Time Travel est un magnifique concentré de l’univers de Laurent Grasso, où la puissance hypnotique des images et de la science lui sert à repousser les limites spatiotemporelles pour jouer avec notre inconscient et notre perception du réel. À travers un panorama de ses œuvres et installations, les pages de cet ouvrage nous font vagabonder au fil des grandes thématiques qui animent l’artiste : le voyage dans le temps, la visualisation de l’invisible, les phénomènes et désastres imaginaires, les questions de pouvoir et de contrôle, les « objets influents » revêtant des qualités jusqu’ici fantasmées comme surnaturelles, et enfin les machines de vision, extensions instrumentales de l’œil.
ENTRE ÉMERVEILLEMENT ET DÉSASTRE
Prenant souvent pour point de départ la vidéo, Laurent Grasso en fait découler des œuvres en deux ou trois dimensions. L’artiste mêle systématiquement les temporalités dans son travail, un moyen pour lui de construire sa propre « mémoire du futur », selon les termes de l’historien d’art Arnauld Pierre.

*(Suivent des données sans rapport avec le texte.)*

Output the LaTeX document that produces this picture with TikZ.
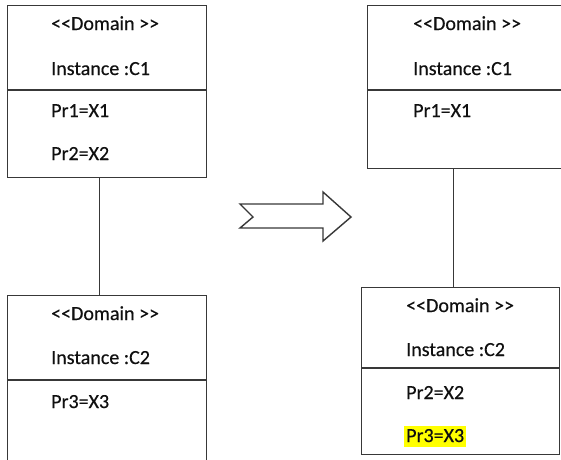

Mises en regard avec des installations, ses œuvres éveillent ce sentiment d’unheimliche, l’inquiétante étrangeté formulée par Sigmund Freud en 1919 dans son ouvrage du même titre.
Dans un tableau imitant un genre particulier de l’histoire de l’art, l’artiste fait ainsi naître des motifs déroutants, comme celui du double soleil brillant dans un ciel de Claude Monet ou, plus loin, une peinture médiévale. Ces apparitions ont de troublant qu’elles semblent à la fois inoffensives et menaçantes, tel ce nuage issu de sa vidéo Anima (2022) flottant dans une toile de la Renaissance. Cette dichotomie est cruciale pour l’artiste : « Un thème important pour moi est celui des sentiments contradictoires, entre l’émerveillement et le désastre. »
Ce paradoxe entre angoisse et fascination, mais aussi réel et artifice, participe également à amener une réflexion sur l’état du monde. La vidéo Artificialis (2020), qui explore la nature à travers la perception humaine, donne par exemple à voir des glaciers autour desquels jaillissent des jets de flamme. Ses herbiers du futur présentent quant à eux des plantes mutantes apparues après un désastre hypothétique, qu’il paraît néanmoins difficile de reléguer au rang de chimère. Du postapocalyptique, ses œuvres nous amènent à penser notre ère « postAnthropocène ».
Time Travel est un catalogue raisonné particulier, qui réussit à nous transmettre l’univers de l’artiste sans en livrer trop de clés, respectant ainsi le mystère que Laurent Grasso tient à entretenir autour de son œuvre.
Denise Markonish et Arnauld Pierre, Laurent Grasso – Time Travel, New York, Rizzoli Electa, 2024, 256 pages, 75 dollars (82 euros).